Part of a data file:
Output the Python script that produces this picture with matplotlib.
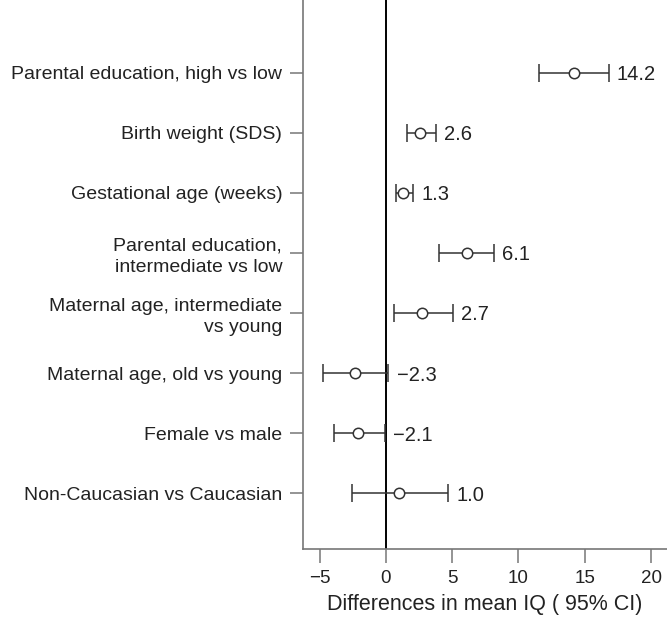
import matplotlib.pyplot as plt
import numpy as np

plt.rcParams['font.family'] = ['Liberation Sans', 'DejaVu Sans']

# === Data (top to bottom) ===
labels = [
    "Parental education, high vs low",
    "Birth weight (SDS)",
    "Gestational age (weeks)",
    "Parental education,\nintermediate vs low",
    "Maternal age, intermediate\nvs young",
    "Maternal age, old vs young",
    "Female vs male",
    "Non-Caucasian vs Caucasian",
]
estimates = [14.2, 2.6, 1.3, 6.1, 2.7, -2.3, -2.1, 1.0]
ci_low = [11.55, 1.6, 0.75, 4.0, 0.63, -4.72, -3.92, -2.56]
ci_high = [16.8, 3.77, 2.06, 8.13, 5.07, 0.18, -0.08, 4.72]
value_text = ["14.2", "2.6", "1.3", "6.1", "2.7", "\u22122.3", "\u22122.1", "1.0"]
xticks = [-5, 0, 5, 10, 15, 20]
xtick_labels = ["\u22125", "0", "5", "10", "15", "20"]

text_col = "#222222"
line_col = "#333333"
spine_col = "#777777"

fig = plt.figure(figsize=(6.67, 6.17), dpi=100)
ax = fig.add_axes([303 / 667, 1 - 549 / 617, 1 - 303 / 667, 549 / 617])

ypos = np.arange(len(labels))[::-1] + 1
est = np.array(estimates)
err = [est - np.array(ci_low), np.array(ci_high) - est]

ax.axvline(0, color="black", lw=1.4, zorder=1)
ax.errorbar(est, ypos, xerr=err, fmt="o", mfc="white", mec=line_col,
            ms=7.5, mew=1.1, ecolor=line_col, elinewidth=1.1,
            capsize=6.5, capthick=1.1, zorder=3)

for x, y, t in zip(ci_high, ypos, value_text):
    ax.annotate(t, (x, y), xytext=(6, 0), textcoords="offset points",
                ha="left", va="center_baseline", fontsize=14.5, color=text_col)

ax.set_xlim(-6.25, 21.2)
ax.set_ylim(0.07, 9.21)
ax.set_xticks(xticks)
ax.set_xticklabels(xtick_labels)
ax.set_yticks(ypos)
ax.set_yticklabels(labels, linespacing=1.3)

for lab in ax.get_yticklabels():
    lab.set_multialignment("right")

ax.spines["top"].set_visible(False)
ax.spines["right"].set_visible(False)
for s in ["left", "bottom"]:
    ax.spines[s].set_color(spine_col)
    ax.spines[s].set_linewidth(1.2)

ax.tick_params(axis="y", length=9.5, width=1.1, color=spine_col,
               labelsize=14, labelcolor=text_col, pad=5.5)
ax.tick_params(axis="x", length=10, width=1.1, color=spine_col,
               labelsize=13.5, labelcolor=text_col, pad=5)
ax.set_xlabel("Differences in mean IQ ( 95% CI)", fontsize=15.5,
              color=text_col, labelpad=5)

fig.savefig("out.png", dpi=100)
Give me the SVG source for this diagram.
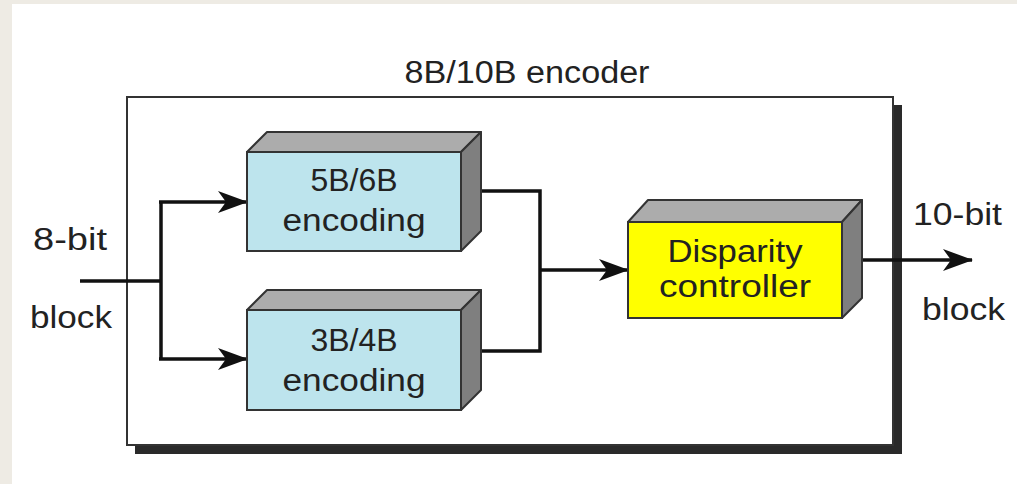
<svg xmlns="http://www.w3.org/2000/svg" width="1017" height="484" viewBox="0 0 1017 484">
<style>
.t{font-family:"Liberation Sans",Arial,sans-serif;font-size:31px;fill:#222}
.m{text-anchor:middle}
.front{fill:#BDE4ED;stroke:#333;stroke-width:2}
.yel{fill:#FFFF00;stroke:#333;stroke-width:2}
.top{fill:#ACACAC;stroke:#333;stroke-width:2;stroke-linejoin:round}
.side{fill:#7F7F7F;stroke:#333;stroke-width:2;stroke-linejoin:round}
.c{fill:none;stroke:#111;stroke-width:3.5}
</style>
<defs>
<marker id="ah" viewBox="0 0 30 22" refX="29" refY="11" markerWidth="30" markerHeight="22" markerUnits="userSpaceOnUse" orient="auto">
<path d="M0,0 L30,11 L0,22 L8,11 Z" fill="#111"/>
</marker>
</defs>
<rect x="0" y="0" width="1017" height="484" fill="#fff"/>
<rect x="0" y="0" width="1017" height="4" fill="#EEEBE4"/>
<rect x="0" y="0" width="12" height="484" fill="#EEEBE4"/>
<g id="encoder">
<rect x="135" y="105" width="767" height="349" fill="#2a2a2a"/>
<rect x="127" y="97" width="766" height="348" fill="#fff" stroke="#333" stroke-width="2"/>
<text class="t m" x="527" y="83" textLength="245" lengthAdjust="spacingAndGlyphs">8B/10B encoder</text>
</g>
<g id="connectors">
<path class="c" d="M80,281 H161"/>
<path class="c" d="M161,201 V360"/>
<path class="c" d="M159,202 H247" marker-end="url(#ah)"/>
<path class="c" d="M159,359 H247" marker-end="url(#ah)"/>
<path class="c" d="M472,191 H540 V351 H472"/>
<path class="c" d="M540,270 H628" marker-end="url(#ah)"/>
<path class="c" d="M853,260 H972" marker-end="url(#ah)"/>
</g>
<g id="in-label">
<text class="t" x="33" y="250" textLength="74" lengthAdjust="spacingAndGlyphs">8-bit</text>
<text class="t" x="30" y="328" textLength="82" lengthAdjust="spacingAndGlyphs">block</text>
</g>
<g id="out-label">
<text class="t" x="913" y="225" textLength="89" lengthAdjust="spacingAndGlyphs">10-bit</text>
<text class="t" x="922" y="320" textLength="83" lengthAdjust="spacingAndGlyphs">block</text>
</g>
<g id="enc56">
<polygon class="top" points="247,152 267,132 481,132 461,152"/>
<polygon class="side" points="461,152 481,132 481,231 461,251"/>
<rect class="front" x="247" y="152" width="214" height="99"/>
<text class="t m" x="354" y="191" textLength="87" lengthAdjust="spacingAndGlyphs">5B/6B</text>
<text class="t m" x="354" y="231" textLength="143" lengthAdjust="spacingAndGlyphs">encoding</text>
</g>
<g id="enc34">
<polygon class="top" points="247,310 267,290 481,290 461,310"/>
<polygon class="side" points="461,310 481,290 481,390 461,410"/>
<rect class="front" x="247" y="310" width="214" height="100"/>
<text class="t m" x="354" y="351" textLength="87" lengthAdjust="spacingAndGlyphs">3B/4B</text>
<text class="t m" x="354" y="391" textLength="143" lengthAdjust="spacingAndGlyphs">encoding</text>
</g>
<g id="disparity">
<polygon class="top" points="628,222 648,200 862,200 842,222"/>
<polygon class="side" points="842,222 862,200 862,298 842,318"/>
<rect class="yel" x="628" y="222" width="214" height="96"/>
<text class="t m" x="735" y="262" textLength="135" lengthAdjust="spacingAndGlyphs">Disparity</text>
<text class="t m" x="735" y="297" textLength="152" lengthAdjust="spacingAndGlyphs">controller</text>
</g>
</svg>
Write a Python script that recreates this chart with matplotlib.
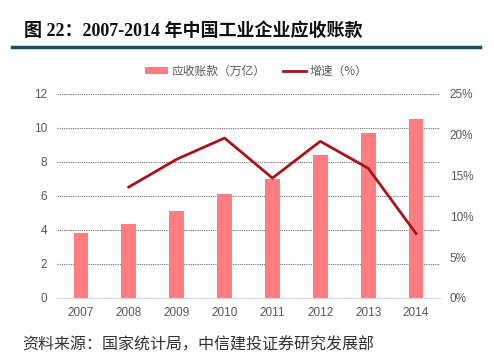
#!/usr/bin/env python3
"""Industrial enterprise receivables 2007-2014: bars plus growth line."""

import matplotlib
matplotlib.use("Agg")
import matplotlib.pyplot as plt
from matplotlib.lines import Line2D
from matplotlib.patches import Patch
from matplotlib.ticker import FuncFormatter

plt.rcParams["font.family"] = ["Liberation Sans", "Noto Sans CJK SC", "DejaVu Sans"]

years = ["2007", "2008", "2009", "2010", "2011", "2012", "2013", "2014"]
receivables = [3.84, 4.35, 5.12, 6.12, 7.0, 8.39, 9.72, 10.51]  # 万亿
growth = [None, 13.6, 17.0, 19.6, 14.7, 19.2, 15.9, 7.9]  # %

BAR_COLOR = "#ff7c80"
LINE_COLOR = "#a8131c"
TICK_COLOR = "#595959"
CJK = ["Noto Sans CJK SC", "DejaVu Sans"]

fig = plt.figure(figsize=(4.94, 3.61), dpi=100)
ax = fig.add_axes([57 / 494, 63 / 361, 383 / 494, 204 / 361])
ax2 = ax.twinx()

x = list(range(len(years)))
ax.bar(x, receivables, width=0.31, color=BAR_COLOR, zorder=2)
ax.set_xlim(-0.5, len(years) - 0.5)
ax.set_ylim(0, 12)
ax.set_yticks(range(0, 13, 2))
ax.set_xticks(x)
ax.set_xticklabels(years)
ax.yaxis.grid(True, linestyle=(0, (1, 1)), color="#6f6f6f", linewidth=0.8, zorder=0)
ax.set_axisbelow(True)

gx = [i for i, g in zip(x, growth) if g is not None]
gy = [g for g in growth if g is not None]
ax2.plot(gx, gy, color=LINE_COLOR, linewidth=2, zorder=3)
ax2.set_ylim(0, 25)
ax2.set_yticks(range(0, 26, 5))
ax2.yaxis.set_major_formatter(FuncFormatter(lambda v, _: f"{v:.0f}%"))

for a in (ax, ax2):
    for s in a.spines.values():
        s.set_visible(False)
    a.tick_params(length=0, labelsize=8.5, colors=TICK_COLOR)
ax.spines["bottom"].set_visible(True)
ax.spines["bottom"].set_color("#d9d9d9")
ax.tick_params(axis="y", pad=7)
ax.tick_params(axis="x", pad=6.5)
ax2.tick_params(axis="y", pad=7)

handles = [
    Patch(facecolor=BAR_COLOR, edgecolor="none"),
    Line2D([0], [0], color=LINE_COLOR, linewidth=2),
]
fig.legend(handles, ["应收账款（万亿）", "增速（%）"], loc="center",
           bbox_to_anchor=(0.518, 1 - 71 / 361), ncol=2, frameon=False,
           prop={"family": CJK, "size": 8.5}, labelcolor=TICK_COLOR,
           handlelength=2.0, handleheight=0.6, columnspacing=1.5,
           handletextpad=0.25)

fig.text(24 / 494, 1 - 31 / 361, "图 22：2007-2014 年中国工业企业应收账款",
         fontsize=13, fontweight="bold", va="center", ha="left",
         color="#111111", family=["Liberation Serif", "Noto Sans CJK SC"])
fig.add_artist(Line2D([12 / 494, 480 / 494], [1 - 47 / 361] * 2,
                      color="#1f4e64", linewidth=2.5))
fig.text(22 / 494, 1 - 345 / 361, "资料来源：国家统计局，中信建投证券研究发展部",
         fontsize=11.5, va="center", ha="left", color="#333333", family=CJK)

fig.savefig("out.png", dpi=100)
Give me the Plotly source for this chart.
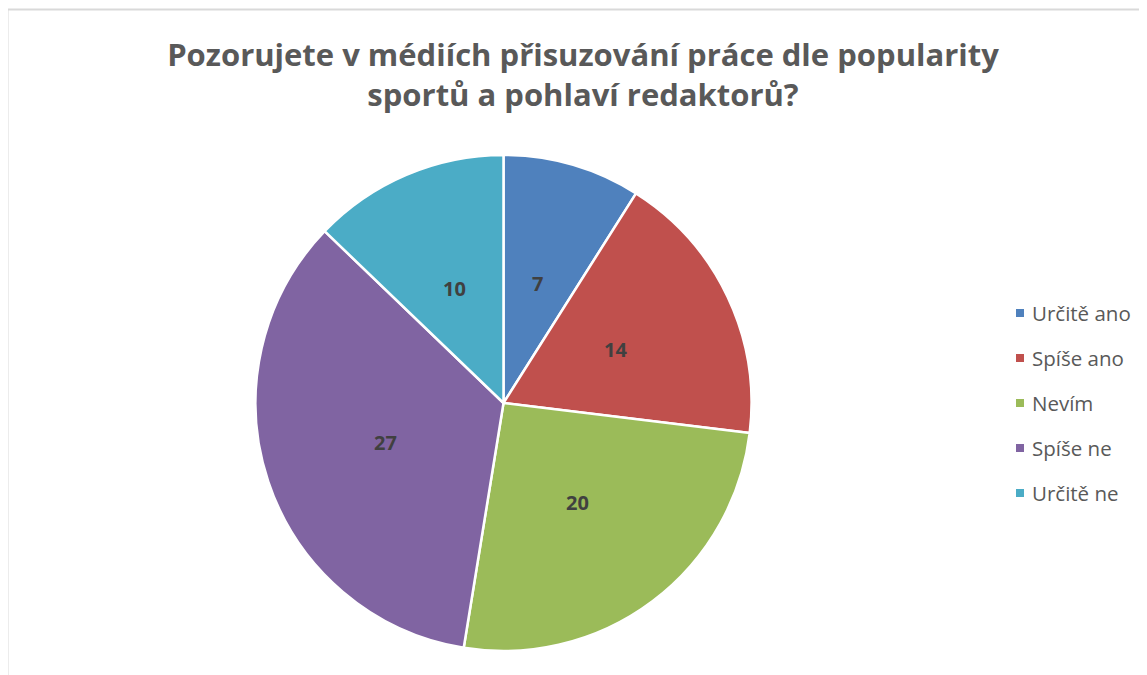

WHAT IS BEING ASKED.
Write out exactly the lines between the start of the data and the line with "err = [est - np.array(ci_low), np.array(ci_high)", including both, but none of the pictures.

EXPECTED ANSWER.
Output the Python script that produces this picture with matplotlib.
import matplotlib.pyplot as plt
import numpy as np

plt.rcParams['font.family'] = ['Liberation Sans', 'DejaVu Sans']

# === Data (top to bottom) ===
labels = [
    "Parental education, high vs low",
    "Birth weight (SDS)",
    "Gestational age (weeks)",
    "Parental education,\nintermediate vs low",
    "Maternal age, intermediate\nvs young",
    "Maternal age, old vs young",
    "Female vs male",
    "Non-Caucasian vs Caucasian",
]
estimates = [14.2, 2.6, 1.3, 6.1, 2.7, -2.3, -2.1, 1.0]
ci_low = [11.55, 1.6, 0.75, 4.0, 0.63, -4.72, -3.92, -2.56]
ci_high = [16.8, 3.77, 2.06, 8.13, 5.07, 0.18, -0.08, 4.72]
value_text = ["14.2", "2.6", "1.3", "6.1", "2.7", "\u22122.3", "\u22122.1", "1.0"]
xticks = [-5, 0, 5, 10, 15, 20]
xtick_labels = ["\u22125", "0", "5", "10", "15", "20"]

text_col = "#222222"
line_col = "#333333"
spine_col = "#777777"

fig = plt.figure(figsize=(6.67, 6.17), dpi=100)
ax = fig.add_axes([303 / 667, 1 - 549 / 617, 1 - 303 / 667, 549 / 617])

ypos = np.arange(len(labels))[::-1] + 1
est = np.array(estimates)
err = [est - np.array(ci_low), np.array(ci_high) - est]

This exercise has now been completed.